Brief: Find the string "with" in the entries and copy each line that has it.
++++ Records to process
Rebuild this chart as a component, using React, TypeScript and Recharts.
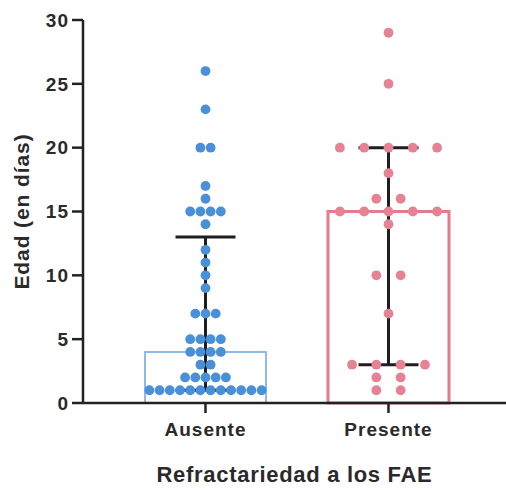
import React from "react";
import {
  ComposedChart,
  Bar,
  Cell,
  Scatter,
  ErrorBar,
  XAxis,
  YAxis,
} from "recharts";

const CATEGORIES = ["Ausente", "Presente"];
const MEDIANS = [4, 15];
const LOWER = [1, 3];
const UPPER = [13, 20];
const Y_TICKS = [0, 5, 10, 15, 20, 25, 30];

const AUSENTE_VALUES = [
  26, 23, 20, 20, 17, 16, 15, 15, 15, 15, 14, 12, 11, 10, 9, 7, 7, 7, 5, 5, 5,
  5, 4, 4, 4, 4, 3, 3, 2, 2, 2, 2, 2, 1, 1, 1, 1, 1, 1, 1, 1, 1, 1, 1, 1,
];
const PRESENTE_VALUES = [
  29, 25, 20, 20, 20, 20, 20, 18, 16, 16, 15, 15, 15, 15, 15, 14, 10, 10, 7, 3,
  3, 3, 3, 2, 2, 1, 1,
];

const DOT_COLORS = ["#4a90d9", "#e58293"];
const BAR_STROKES = ["#8dbbe8", "#e27d8e"];
const DOT_GAP = [10.2, 24.3];

const FONT = "'Liberation Sans', Arial, sans-serif";
const INK = "#2a2a2a";

// swarm: same values sit side by side, centred on the category
const swarm = (values: number[], cat: string, gap: number, color: string) => {
  const counts: Record<number, number> = {};
  values.forEach((v) => (counts[v] = (counts[v] || 0) + 1));
  const seen: Record<number, number> = {};
  return values.map((v) => {
    seen[v] = (seen[v] ?? -1) + 1;
    return { cat, v, off: (seen[v] - (counts[v] - 1) / 2) * gap, color };
  });
};

const dots = [
  ...swarm(AUSENTE_VALUES, CATEGORIES[0], DOT_GAP[0], DOT_COLORS[0]),
  ...swarm(PRESENTE_VALUES, CATEGORIES[1], DOT_GAP[1], DOT_COLORS[1]),
];

const groups = CATEGORIES.map((cat, i) => ({
  cat,
  median: MEDIANS[i],
  err: [MEDIANS[i] - LOWER[i], UPPER[i] - MEDIANS[i]],
}));

const Dot = (props: any) => {
  const { cx, cy, payload } = props;
  if (cx == null || cy == null) return <g />;
  return <circle cx={cx + payload.off} cy={cy} r={4.9} fill={payload.color} />;
};

const tickStyle = { fill: INK, fontSize: 19, fontWeight: 700, fontFamily: FONT, letterSpacing: 1 };

export default function App() {
  return (
    <div style={{ position: "absolute", left: 0, top: 0, background: "#fff" }}>
      <ComposedChart
        width={506}
        height={490}
        data={groups}
        margin={{ top: 20, right: 0, bottom: 0, left: 0 }}
      >
        <XAxis
          dataKey="cat"
          type="category"
          allowDuplicatedCategory={false}
          padding={{ left: 31, right: 26 }}
          height={87}
          tickSize={10}
          tickMargin={10}
          tick={tickStyle}
          axisLine={{ stroke: "#222", strokeWidth: 2.5 }}
          tickLine={{ stroke: "#222", strokeWidth: 2.5 }}
          label={{
            value: "Refractariedad a los FAE",
            position: "insideBottom",
            offset: 8,
            style: { fill: INK, fontSize: 22, fontWeight: 700, fontFamily: FONT, letterSpacing: 0.7 },
          }}
        />
        <YAxis
          type="number"
          domain={[0, 30]}
          ticks={Y_TICKS}
          width={83}
          tickSize={11}
          tickMargin={3}
          tick={tickStyle}
          axisLine={{ stroke: "#222", strokeWidth: 2.5 }}
          tickLine={{ stroke: "#222", strokeWidth: 2.5 }}
          label={{
            value: "Edad (en días)",
            angle: -90,
            position: "insideLeft",
            offset: 22,
            style: { textAnchor: "middle", fill: INK, fontSize: 21, fontWeight: 700, fontFamily: FONT, letterSpacing: 0.9 },
          }}
        />
        <Bar dataKey="median" barSize={121} isAnimationActive={false}>
          {groups.map((g, i) => (
            <Cell key={g.cat} fill="none" stroke={BAR_STROKES[i]} strokeWidth={i === 0 ? 2 : 3} />
          ))}
        </Bar>
        <Scatter data={dots} dataKey="v" shape={<Dot />} isAnimationActive={false} />
        <Scatter data={groups} dataKey="median" shape={() => <g />} isAnimationActive={false}>
          <ErrorBar dataKey="err" direction="y" width={30} stroke="#1e1e1e" strokeWidth={3} />
        </Scatter>
      </ComposedChart>
    </div>
  );
}
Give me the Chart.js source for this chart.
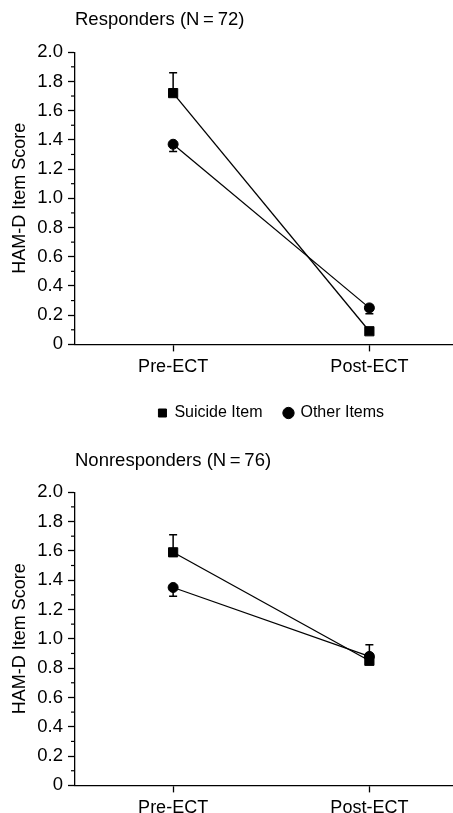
<!DOCTYPE html>
<html>
<head>
<meta charset="utf-8">
<title>HAM-D Item Score before and after ECT</title>
<script src="https://cdn.jsdelivr.net/npm/chart.js@4.4.1/dist/chart.umd.min.js"></script>
<style>
  html, body { margin: 0; padding: 0; background: #fff; overflow: hidden; }
  #page { position: relative; width: 453px; height: 813px; overflow: hidden; background: #fff; }
  #page canvas { position: absolute; left: 0; }
  #chartResp { top: 0; }
  #chartNonresp { top: 420px; }
</style>
</head>
<body>
<div id="page">
  <canvas id="chartResp" width="475" height="431"></canvas>
  <canvas id="chartNonresp" width="475" height="404"></canvas>
</div>
<script>
const phases = ['Pre-ECT', 'Post-ECT'];
const seriesNames = ['Suicide Item', 'Other Items'];
const yTickLabels = ['0', '0.2', '0.4', '0.6', '0.8', '1.0', '1.2', '1.4', '1.6', '1.8', '2.0'];
const yMinorTicks = [0.1, 0.3, 0.5, 0.7, 0.9, 1.1, 1.3, 1.5, 1.7, 1.9];

// Responders (N = 72)
const respSuicide = [1.72, 0.09];
const respSuicideErr = [1.86, 0.11];
const respOther = [1.37, 0.25];
const respOtherErr = [1.32, 0.21];

// Nonresponders (N = 76)
const nonSuicide = [1.59, 0.85];
const nonSuicideErr = [1.71, 0.96];
const nonOther = [1.35, 0.88];
const nonOtherErr = [1.29, 0.84];

Chart.defaults.font.family = '"Liberation Sans", Arial, sans-serif';
Chart.defaults.color = '#000';

// error bar from the mean to the value in errorTo, with a small cap
const errorBarPlugin = {
    id: 'errorBars',
    afterDatasetsDraw(chart) {
        const ctx = chart.ctx;
        const y = chart.scales.y;
        ctx.save();
        ctx.strokeStyle = '#000';
        ctx.lineWidth = 1.5;
        chart.data.datasets.forEach((ds, i) => {
            const points = chart.getDatasetMeta(i).data;
            ds.errorTo.forEach((v, j) => {
                const px = points[j].x;
                const py = points[j].y;
                const pe = y.getPixelForValue(v);
                ctx.beginPath();
                ctx.moveTo(px, py);
                ctx.lineTo(px, pe);
                ctx.moveTo(px - 4, pe);
                ctx.lineTo(px + 4, pe);
                ctx.stroke();
            });
        });
        ctx.restore();
    }
};

// short unlabeled ticks between the labeled ones
const minorTickPlugin = {
    id: 'minorTicks',
    afterDraw(chart) {
        const ctx = chart.ctx;
        const y = chart.scales.y;
        ctx.save();
        ctx.strokeStyle = '#000';
        ctx.lineWidth = 1.2;
        yMinorTicks.forEach(v => {
            const py = y.getPixelForValue(v);
            ctx.beginPath();
            ctx.moveTo(y.right - 4, py);
            ctx.lineTo(y.right, py);
            ctx.stroke();
        });
        ctx.restore();
    }
};

function makeDatasets(suicide, suicideErr, other, otherErr) {
    return [{
        label: seriesNames[0],
        data: suicide,
        errorTo: suicideErr,
        borderColor: '#000',
        backgroundColor: '#000',
        borderWidth: 1.3,
        pointStyle: 'rect',
        pointRadius: 6.5,
        pointBorderWidth: 1,
        pointBackgroundColor: '#000',
        pointBorderColor: '#000'
    }, {
        label: seriesNames[1],
        data: other,
        errorTo: otherErr,
        borderColor: '#000',
        backgroundColor: '#000',
        borderWidth: 1.3,
        pointStyle: 'circle',
        pointRadius: 5,
        pointBorderWidth: 1,
        pointBackgroundColor: '#000',
        pointBorderColor: '#000'
    }];
}

function makeChart(id, titleText, titlePadding, datasets, showLegend) {
    const ctx = document.getElementById(id).getContext('2d');
    return new Chart(ctx, {
        type: 'line',
        data: {
            labels: phases,
            datasets: datasets
        },
        plugins: [errorBarPlugin, minorTickPlugin],
        options: {
            responsive: false,
            animation: false,
            layout: { padding: 0 },
            plugins: {
                title: {
                    display: true,
                    text: titleText,
                    align: 'start',
                    fullSize: false,
                    color: '#000',
                    font: { size: 18.5, weight: 'normal' },
                    padding: titlePadding
                },
                legend: {
                    display: showLegend,
                    position: 'bottom',
                    fullSize: false,
                    labels: {
                        usePointStyle: true,
                        boxWidth: 8,
                        boxHeight: 8,
                        padding: 22,
                        color: '#000',
                        font: { size: 16 }
                    }
                },
                tooltip: { enabled: false }
            },
            scales: {
                x: {
                    type: 'category',
                    offset: true,
                    grid: { drawOnChartArea: false, tickLength: 7, color: '#000', tickWidth: 1.3 },
                    border: { color: '#000', width: 1.3 },
                    ticks: { color: '#000', font: { size: 18 }, padding: 5, maxRotation: 0 }
                },
                y: {
                    min: 0,
                    max: 2,
                    afterFit: s => { s.width = 75; },
                    grid: { drawOnChartArea: false, tickLength: 7, color: '#000', tickWidth: 1.3 },
                    border: { color: '#000', width: 1.3 },
                    ticks: {
                        stepSize: 0.2,
                        color: '#000',
                        font: { size: 18.5 },
                        padding: 5,
                        callback: (value, index) => yTickLabels[index]
                    },
                    title: {
                        display: true,
                        text: 'HAM-D Item Score',
                        color: '#000',
                        font: { size: 18 },
                        padding: { top: 9, bottom: 0 }
                    }
                }
            }
        }
    });
}

makeChart('chartResp', 'Responders (N\u2009=\u200972)', { top: 9, bottom: 21 },
    makeDatasets(respSuicide, respSuicideErr, respOther, respOtherErr), true);
makeChart('chartNonresp', 'Nonresponders (N\u2009=\u200976)', { top: 30, bottom: 20 },
    makeDatasets(nonSuicide, nonSuicideErr, nonOther, nonOtherErr), false);
</script>
</body>
</html>
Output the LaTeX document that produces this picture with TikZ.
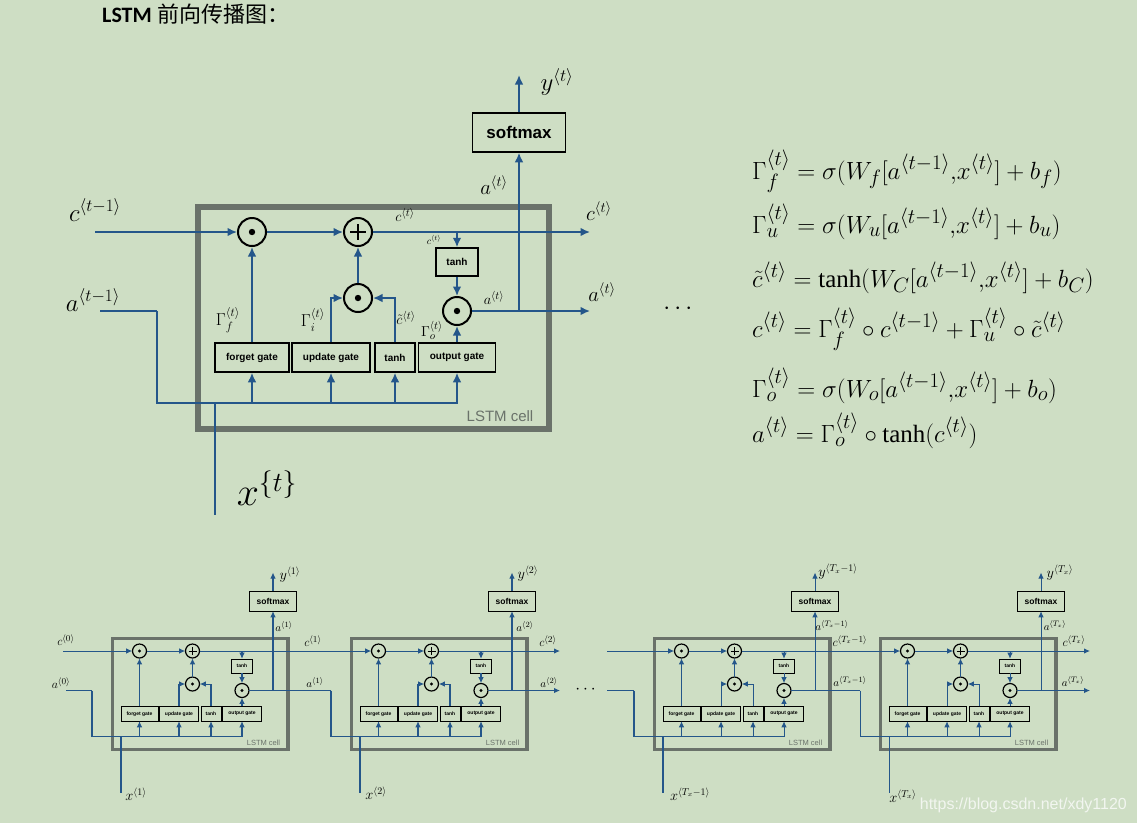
\documentclass[tikz,border=0pt]{standalone}
\usepackage{amsmath, amssymb}
\usepackage{fontspec}
\setmainfont{Liberation Serif}
\setsansfont{Liberation Sans}
\newfontfamily\cjkfont{Noto Sans CJK SC}
\newfontfamily\titlefont{Carlito}
\usetikzlibrary{arrows.meta}
\definecolor{bgpaper}{RGB}{206,222,196}
\definecolor{wireblue}{RGB}{36,86,138}
\definecolor{cellgray}{RGB}{106,114,106}
\definecolor{marktext}{RGB}{242,246,240}

\tikzset{
  wire/.style={draw=wireblue, line width=#1},
  wire/.default=1.7pt,
  feed/.style={wire=#1, -{Latex[length=1pt 5, width=1pt 4.5]}},
  feed/.default=1.7pt,
  opcirc/.style={circle, draw=black, line width=#1, minimum size=28pt, inner sep=0pt, fill=bgpaper},
  gatebox/.style={draw=black, line width=#1, minimum height=29pt, inner sep=0pt,
    font=\sffamily\bfseries\fontsize{10}{11}\selectfont},
  lbl/.style={inner sep=0pt, font=\fontsize{#1}{#1}\selectfont},
  eqn/.style={anchor=base west, inner sep=0pt, font=\fontsize{24.88}{26}\selectfont},
  % one LSTM cell, origin at the top left of its frame
  pics/lstmcell/.style={code={
    \draw[cellgray, line width=6pt*#1] (3,3) rectangle (354,225);
    \node[text=cellgray, font=\sffamily\fontsize{15}{15}\selectfont] (-name) at (305,212) {LSTM cell};
    \node[opcirc=2pt*#1] (-fm) at (57,28) {};
    \node[opcirc=2pt*#1] (-add) at (163,28) {};
    \node[opcirc=2pt*#1] (-um) at (163,94) {};
    \node[opcirc=2pt*#1] (-om) at (262,107) {};
    \foreach \n in {fm,um,om} \fill (-\n) circle[radius=3.2];
    \draw[line width=1.6pt*#1] (-add.center) ++(-8,0) -- ++(16,0)
      (-add.center) ++(0,-8) -- ++(0,16);
    \node[gatebox=1.5pt*#1, minimum width=74pt] (-fg) at (57,153.5) {forget gate};
    \node[gatebox=1.5pt*#1, minimum width=78pt] (-ug) at (136,153.5) {update gate};
    \node[gatebox=1.5pt*#1, minimum width=40pt] (-tg) at (200,153.5) {tanh};
    \node[gatebox=1.5pt*#1, minimum width=77pt] (-og) at (262,153.5) {output gate};
    \node[gatebox=1.5pt*#1, minimum width=42pt, minimum height=28pt] (-ct) at (262,58) {tanh};
    \node[gatebox=1.5pt*#1, minimum width=93pt, minimum height=39pt,
      font=\sffamily\bfseries\fontsize{17}{17}\selectfont] (-soft) at (324,-71.5) {softmax};
    \coordinate (-cj) at (262,28);
    \coordinate (-aj) at (324,107);
    \coordinate (-ain) at (-38,107);
    \coordinate (-bus) at (-38,199);
    \coordinate (-xin) at (20,311);
    \coordinate (-yout) at (324,-129);
    \draw[feed=1.7pt*#1] (-fm) -- (-add);
    \draw[feed=1.7pt*#1] (-fg) -- (-fm);
    \draw[feed=1.7pt*#1] (-um) -- (-add);
    \draw[feed=1.7pt*#1] (-ug.north) |- (-um);
    \draw[feed=1.7pt*#1] (-tg.north) |- (-um);
    \draw[feed=1.7pt*#1] (-og) -- (-om);
    \draw[wire=1.7pt*#1] (-add) -- (-cj);
    \draw[feed=1.7pt*#1] (-cj) -- (-ct);
    \draw[feed=1.7pt*#1] (-ct) -- (-om);
    \draw[wire=1.7pt*#1] (-om) -- (-aj);
    \draw[feed=1.7pt*#1] (-aj) -- (-soft);
    \draw[feed=1.7pt*#1] (-soft) -- (-yout);
    \draw[wire=1.7pt*#1] (-ain) -- (-bus) -- (262,199);
    \draw[wire=1.7pt*#1] (20,199) -- (-xin);
    \foreach \g in {fg,ug,tg,og} \draw[feed=1.7pt*#1] (-\g.south) ++(0,31) -- (-\g.south);
  }}
}

\begin{document}
\begin{tikzpicture}[x=1pt, y=-1pt]
  \fill[bgpaper] (0,0) rectangle (1137,823);
  \useasboundingbox (0,0) rectangle (1137,823);

  \node[anchor=base west, inner sep=0pt] (title) at (102,22)
    {\fontsize{22}{22}\selectfont{\titlefont\bfseries LSTM} {\cjkfont 前向传播图：}};

  % big cell
  \pic (big) at (195,204) {lstmcell=1};
  \coordinate (cin) at (95,232);
  \coordinate (ain) at (100,311);
  \coordinate (cout) at (590,232);
  \coordinate (aout) at (590,311);
  \draw[feed] (cin) -- (big-fm);
  \draw[wire] (ain) -- (big-ain);
  \draw[feed] (big-cj) -- (cout);
  \draw[feed] (big-aj) -- (aout);

  \node[lbl=24] (ctm) at (95,210) {$c^{\langle t-1\rangle}$};
  \node[lbl=24] (atm) at (93,300) {$a^{\langle t-1\rangle}$};
  \node[lbl=24] (yt) at (557,82) {$y^{\langle t\rangle}$};
  \node[lbl=20] (atup) at (494,185) {$a^{\langle t\rangle}$};
  \node[lbl=22] (ctr) at (599,211) {$c^{\langle t\rangle}$};
  \node[lbl=22] (atr) at (602,292) {$a^{\langle t\rangle}$};
  \node[lbl=15] (cti) at (405,215) {$c^{\langle t\rangle}$};
  \node[lbl=10] (ctb) at (434,240) {$c^{\langle t\rangle}$};
  \node[lbl=15] (ati) at (494,298) {$a^{\langle t\rangle}$};
  \node[lbl=17] (gf) at (228,320) {$\Gamma_f^{\langle t\rangle}$};
  \node[lbl=17] (gi) at (313,320) {$\Gamma_i^{\langle t\rangle}$};
  \node[lbl=15] (ctil) at (406,318) {$\tilde{c}^{\langle t\rangle}$};
  \node[lbl=15] (go) at (432,330) {$\Gamma_o^{\langle t\rangle}$};
  \node[lbl=24, scale=1.6, transform shape] (xt) at (267,488) {$x^{\{t\}}$};
  \node[lbl=30] (dots) at (680,309) {$\cdots$};

  % equations
  \node[eqn] (eq1) at (752,179) {$\Gamma_f^{\langle t\rangle}=\sigma(W_f[a^{\langle t-1\rangle}{,}x^{\langle t\rangle}]+b_f)$};
  \node[eqn] (eq2) at (752,233) {$\Gamma_u^{\langle t\rangle}=\sigma(W_u[a^{\langle t-1\rangle}{,}x^{\langle t\rangle}]+b_u)$};
  \node[eqn] (eq3) at (752,287) {$\tilde{c}^{\langle t\rangle}=\tanh(W_C[a^{\langle t-1\rangle}{,}x^{\langle t\rangle}]+b_C)$};
  \node[eqn] (eq4) at (752,337) {$c^{\langle t\rangle}=\Gamma_f^{\langle t\rangle}\circ c^{\langle t-1\rangle}+\Gamma_u^{\langle t\rangle}\circ\tilde{c}^{\langle t\rangle}$};
  \node[eqn] (eq5) at (752,397) {$\Gamma_o^{\langle t\rangle}=\sigma(W_o[a^{\langle t-1\rangle}{,}x^{\langle t\rangle}]+b_o)$};
  \node[eqn] (eq6) at (752,442) {$a^{\langle t\rangle}=\Gamma_o^{\langle t\rangle}\circ\tanh(c^{\langle t\rangle})$};

  % unrolled row
  \pic[scale=0.5, transform shape] (ca) at (111,637) {lstmcell=0.6};
  \pic[scale=0.5, transform shape] (cb) at (350,637) {lstmcell=0.6};
  \pic[scale=0.5, transform shape] (cc) at (653,637) {lstmcell=0.6};
  \pic[scale=0.5, transform shape] (cd) at (879,637) {lstmcell=0.6};
  \coordinate (c0in) at (63,651);
  \coordinate (a0in) at (66,690.5);
  \coordinate (c2out) at (560,651);
  \coordinate (a2out) at (560,690.5);
  \coordinate (c3in) at (607,651);
  \coordinate (a3in) at (607,690.5);
  \coordinate (c4out) at (1090,651);
  \coordinate (a4out) at (1090,690.5);
  \draw[feed=1pt] (c0in) -- (ca-fm);
  \draw[wire=1pt] (a0in) -- (ca-ain);
  \draw[feed=1pt] (ca-cj) -- (cb-fm);
  \draw[wire=1pt] (ca-aj) -- (cb-ain);
  \draw[feed=1pt] (cb-cj) -- (c2out);
  \draw[feed=1pt] (cb-aj) -- (a2out);
  \draw[feed=1pt] (c3in) -- (cc-fm);
  \draw[wire=1pt] (a3in) -- (cc-ain);
  \draw[feed=1pt] (cc-cj) -- (cd-fm);
  \draw[wire=1pt] (cc-aj) -- (cd-ain);
  \draw[feed=1pt] (cd-cj) -- (c4out);
  \draw[feed=1pt] (cd-aj) -- (a4out);
  \node[lbl=16] (dots2) at (587,690) {$\cdots$};

  \node[lbl=13] (c0) at (66,640) {$c^{\langle 0\rangle}$};
  \node[lbl=13] (a0) at (61,683) {$a^{\langle 0\rangle}$};
  \node[lbl=14] (y1) at (290,575) {$y^{\langle 1\rangle}$};
  \node[lbl=11] (a1u) at (284,626) {$a^{\langle 1\rangle}$};
  \node[lbl=13] (c1) at (313,641) {$c^{\langle 1\rangle}$};
  \node[lbl=11] (a1r) at (315,682) {$a^{\langle 1\rangle}$};
  \node[lbl=14] (x1) at (136,794) {$x^{\langle 1\rangle}$};
  \node[lbl=14] (y2) at (528,574) {$y^{\langle 2\rangle}$};
  \node[lbl=11] (a2u) at (525,626) {$a^{\langle 2\rangle}$};
  \node[lbl=13] (c2) at (548,641) {$c^{\langle 2\rangle}$};
  \node[lbl=11] (a2r) at (549,682) {$a^{\langle 2\rangle}$};
  \node[lbl=14] (x2) at (376,793) {$x^{\langle 2\rangle}$};
  \node[lbl=14] (y3) at (838,572) {$y^{\langle T_x-1\rangle}$};
  \node[lbl=11] (a3u) at (832,625) {$a^{\langle T_x-1\rangle}$};
  \node[lbl=13] (c3) at (850,641) {$c^{\langle T_x-1\rangle}$};
  \node[lbl=11] (a3r) at (850,681) {$a^{\langle T_x-1\rangle}$};
  \node[lbl=14] (x3) at (690,794) {$x^{\langle T_x-1\rangle}$};
  \node[lbl=14] (y4) at (1060,573) {$y^{\langle T_x\rangle}$};
  \node[lbl=11] (a4u) at (1055,625) {$a^{\langle T_x\rangle}$};
  \node[lbl=13] (c4) at (1074,641) {$c^{\langle T_x\rangle}$};
  \node[lbl=11] (a4r) at (1073,681) {$a^{\langle T_x\rangle}$};
  \node[lbl=14] (x4) at (903,796) {$x^{\langle T_x\rangle}$};

  \node[anchor=base east, inner sep=0pt, text=marktext, font=\sffamily\fontsize{16}{16}\selectfont]
    (mark) at (1127,809) {https://blog.csdn.net/xdy1120};
\end{tikzpicture}
\end{document}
++++++++
Solved exercise:
// error bar from the mean to the value in errorTo, with a small cap
Output the LaTeX document that produces this picture with TikZ.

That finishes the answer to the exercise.